What the task requires
Everything from the first line of the data through the line with "import * as" is to be echoed exactly, minus the pictures.

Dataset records
— START —

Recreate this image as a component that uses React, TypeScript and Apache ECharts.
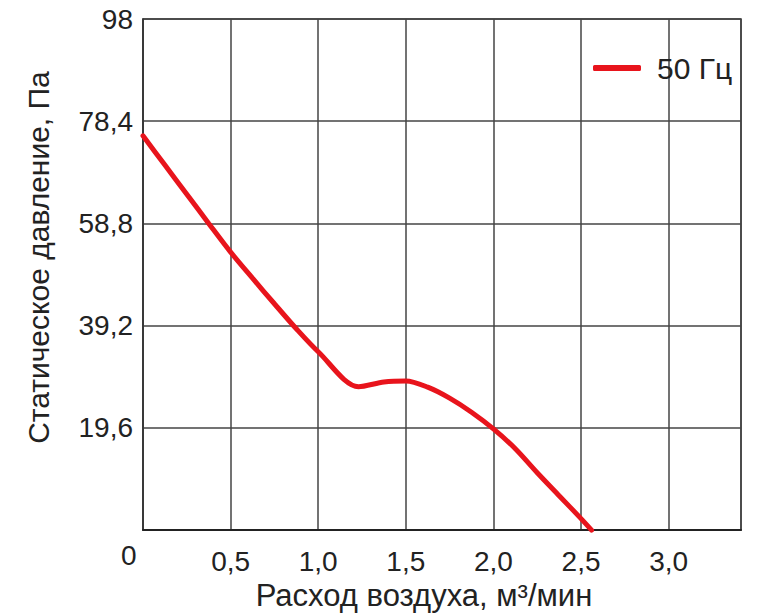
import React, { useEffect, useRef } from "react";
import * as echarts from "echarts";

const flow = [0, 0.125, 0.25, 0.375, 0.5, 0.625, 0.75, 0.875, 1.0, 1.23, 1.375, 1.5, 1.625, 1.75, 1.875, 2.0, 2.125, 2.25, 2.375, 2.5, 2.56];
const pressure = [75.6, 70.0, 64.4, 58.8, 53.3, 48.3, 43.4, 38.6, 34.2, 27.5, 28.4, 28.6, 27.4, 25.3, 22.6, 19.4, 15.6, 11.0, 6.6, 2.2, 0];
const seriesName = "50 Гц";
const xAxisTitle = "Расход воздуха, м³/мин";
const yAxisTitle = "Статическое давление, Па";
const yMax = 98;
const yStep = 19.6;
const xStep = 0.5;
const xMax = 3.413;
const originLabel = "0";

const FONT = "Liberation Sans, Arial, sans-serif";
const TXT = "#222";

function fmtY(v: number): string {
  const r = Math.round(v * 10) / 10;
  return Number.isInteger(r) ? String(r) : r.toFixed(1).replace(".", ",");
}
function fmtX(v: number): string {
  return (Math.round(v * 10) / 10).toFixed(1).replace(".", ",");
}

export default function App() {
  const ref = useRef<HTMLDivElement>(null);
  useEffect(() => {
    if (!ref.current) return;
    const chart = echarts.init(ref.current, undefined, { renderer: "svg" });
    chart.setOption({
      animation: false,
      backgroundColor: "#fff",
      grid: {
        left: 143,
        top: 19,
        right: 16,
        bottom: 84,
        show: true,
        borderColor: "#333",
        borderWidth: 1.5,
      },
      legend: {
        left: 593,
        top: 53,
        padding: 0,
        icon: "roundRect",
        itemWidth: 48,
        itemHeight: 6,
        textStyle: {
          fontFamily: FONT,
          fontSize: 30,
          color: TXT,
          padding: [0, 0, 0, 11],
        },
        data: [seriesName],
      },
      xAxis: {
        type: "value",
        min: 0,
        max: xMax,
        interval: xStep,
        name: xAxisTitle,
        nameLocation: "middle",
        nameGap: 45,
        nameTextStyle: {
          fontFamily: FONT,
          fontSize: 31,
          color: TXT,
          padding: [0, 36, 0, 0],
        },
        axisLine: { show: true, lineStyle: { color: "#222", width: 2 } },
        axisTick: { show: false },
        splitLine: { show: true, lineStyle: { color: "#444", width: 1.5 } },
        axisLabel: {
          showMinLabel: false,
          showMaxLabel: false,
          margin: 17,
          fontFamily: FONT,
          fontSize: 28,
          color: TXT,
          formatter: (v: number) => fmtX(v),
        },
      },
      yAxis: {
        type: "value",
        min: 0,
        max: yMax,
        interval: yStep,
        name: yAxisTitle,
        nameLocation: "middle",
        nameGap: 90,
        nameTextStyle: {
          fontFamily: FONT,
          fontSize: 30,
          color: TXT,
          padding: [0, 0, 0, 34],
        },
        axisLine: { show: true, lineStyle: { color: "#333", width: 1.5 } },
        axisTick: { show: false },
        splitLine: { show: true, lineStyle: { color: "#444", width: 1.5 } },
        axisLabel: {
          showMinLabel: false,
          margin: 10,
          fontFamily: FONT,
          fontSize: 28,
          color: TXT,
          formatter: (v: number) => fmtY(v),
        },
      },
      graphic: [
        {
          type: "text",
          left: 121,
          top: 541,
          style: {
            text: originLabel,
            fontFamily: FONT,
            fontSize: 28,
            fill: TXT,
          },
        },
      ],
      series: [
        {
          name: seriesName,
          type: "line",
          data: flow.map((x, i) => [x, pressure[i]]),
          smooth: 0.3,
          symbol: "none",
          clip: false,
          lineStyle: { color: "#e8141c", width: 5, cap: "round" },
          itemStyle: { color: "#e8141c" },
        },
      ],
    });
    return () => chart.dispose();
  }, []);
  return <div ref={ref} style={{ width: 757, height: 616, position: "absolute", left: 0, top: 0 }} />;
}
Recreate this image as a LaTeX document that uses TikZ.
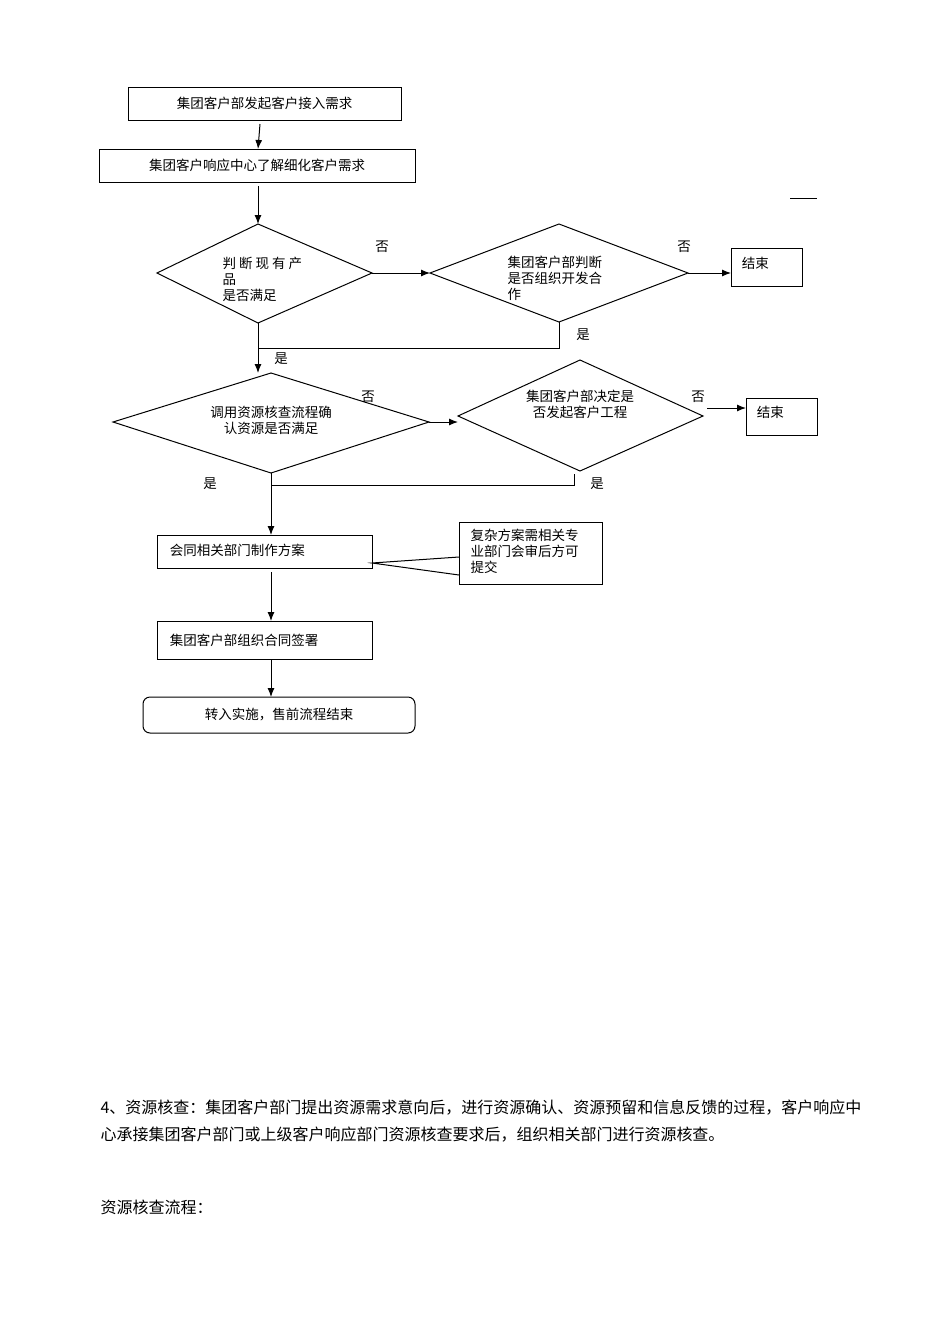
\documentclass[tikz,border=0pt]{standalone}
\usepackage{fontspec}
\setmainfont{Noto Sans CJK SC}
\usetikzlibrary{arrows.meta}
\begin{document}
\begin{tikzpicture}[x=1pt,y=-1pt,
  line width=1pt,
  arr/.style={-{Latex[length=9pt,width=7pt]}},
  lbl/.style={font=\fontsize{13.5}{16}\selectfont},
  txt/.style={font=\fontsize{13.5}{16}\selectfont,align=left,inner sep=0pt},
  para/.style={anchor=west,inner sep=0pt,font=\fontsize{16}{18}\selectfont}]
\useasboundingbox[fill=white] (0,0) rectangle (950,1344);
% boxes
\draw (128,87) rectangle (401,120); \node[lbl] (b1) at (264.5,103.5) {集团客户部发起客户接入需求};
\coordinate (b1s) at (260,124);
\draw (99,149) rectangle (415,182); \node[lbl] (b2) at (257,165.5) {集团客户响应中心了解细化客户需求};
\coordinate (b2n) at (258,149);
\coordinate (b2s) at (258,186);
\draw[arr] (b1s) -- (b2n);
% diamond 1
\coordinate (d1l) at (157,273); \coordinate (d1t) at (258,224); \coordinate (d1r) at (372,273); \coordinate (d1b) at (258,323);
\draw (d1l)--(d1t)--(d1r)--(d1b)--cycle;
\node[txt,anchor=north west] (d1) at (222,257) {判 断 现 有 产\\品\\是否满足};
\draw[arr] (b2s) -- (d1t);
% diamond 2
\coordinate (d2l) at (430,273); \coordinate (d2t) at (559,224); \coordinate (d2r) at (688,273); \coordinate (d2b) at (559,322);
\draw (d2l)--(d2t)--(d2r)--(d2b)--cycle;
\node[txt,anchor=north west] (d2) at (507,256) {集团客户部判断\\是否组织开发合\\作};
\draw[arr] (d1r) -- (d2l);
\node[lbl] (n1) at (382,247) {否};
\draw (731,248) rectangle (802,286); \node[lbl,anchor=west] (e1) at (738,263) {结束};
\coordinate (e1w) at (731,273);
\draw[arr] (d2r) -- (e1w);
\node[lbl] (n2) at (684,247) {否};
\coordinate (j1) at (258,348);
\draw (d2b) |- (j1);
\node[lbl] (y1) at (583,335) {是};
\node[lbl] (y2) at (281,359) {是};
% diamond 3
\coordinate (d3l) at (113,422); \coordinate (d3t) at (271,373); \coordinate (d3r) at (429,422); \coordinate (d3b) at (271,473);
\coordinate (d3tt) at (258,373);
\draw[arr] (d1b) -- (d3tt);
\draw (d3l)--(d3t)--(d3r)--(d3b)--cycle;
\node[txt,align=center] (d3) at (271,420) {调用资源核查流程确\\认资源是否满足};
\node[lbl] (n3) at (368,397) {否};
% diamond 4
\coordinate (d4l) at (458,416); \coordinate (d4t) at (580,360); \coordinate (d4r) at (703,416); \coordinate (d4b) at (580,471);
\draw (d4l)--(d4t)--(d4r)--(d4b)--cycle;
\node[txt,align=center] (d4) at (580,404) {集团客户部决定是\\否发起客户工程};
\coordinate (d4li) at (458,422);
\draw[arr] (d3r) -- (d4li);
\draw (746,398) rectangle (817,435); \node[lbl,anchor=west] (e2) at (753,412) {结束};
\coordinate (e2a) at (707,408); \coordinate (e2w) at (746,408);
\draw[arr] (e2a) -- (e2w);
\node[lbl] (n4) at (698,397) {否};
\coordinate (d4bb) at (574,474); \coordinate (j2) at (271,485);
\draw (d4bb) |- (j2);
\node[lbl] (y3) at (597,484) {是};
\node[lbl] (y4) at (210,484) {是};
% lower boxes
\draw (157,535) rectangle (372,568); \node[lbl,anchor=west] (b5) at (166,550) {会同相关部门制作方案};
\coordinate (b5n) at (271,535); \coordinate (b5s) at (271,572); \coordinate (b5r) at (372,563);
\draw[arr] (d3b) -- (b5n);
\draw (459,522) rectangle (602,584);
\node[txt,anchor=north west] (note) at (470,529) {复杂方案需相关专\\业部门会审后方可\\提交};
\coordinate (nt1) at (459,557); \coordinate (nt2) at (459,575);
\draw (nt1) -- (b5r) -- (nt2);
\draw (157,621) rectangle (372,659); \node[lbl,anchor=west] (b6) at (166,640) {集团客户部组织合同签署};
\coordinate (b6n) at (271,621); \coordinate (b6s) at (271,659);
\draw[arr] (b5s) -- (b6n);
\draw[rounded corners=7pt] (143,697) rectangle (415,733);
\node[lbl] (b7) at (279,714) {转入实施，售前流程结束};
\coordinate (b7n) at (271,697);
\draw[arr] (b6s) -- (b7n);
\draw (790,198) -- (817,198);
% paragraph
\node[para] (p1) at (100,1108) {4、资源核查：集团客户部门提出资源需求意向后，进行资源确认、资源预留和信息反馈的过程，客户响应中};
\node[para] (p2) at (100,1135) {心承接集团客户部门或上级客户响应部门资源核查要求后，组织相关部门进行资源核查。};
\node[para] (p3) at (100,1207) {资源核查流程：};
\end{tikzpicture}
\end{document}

— END —

The solution
Recreate this image as a component that uses React, TypeScript and Apache ECharts.
import React, { useEffect, useRef } from "react";
import * as echarts from "echarts";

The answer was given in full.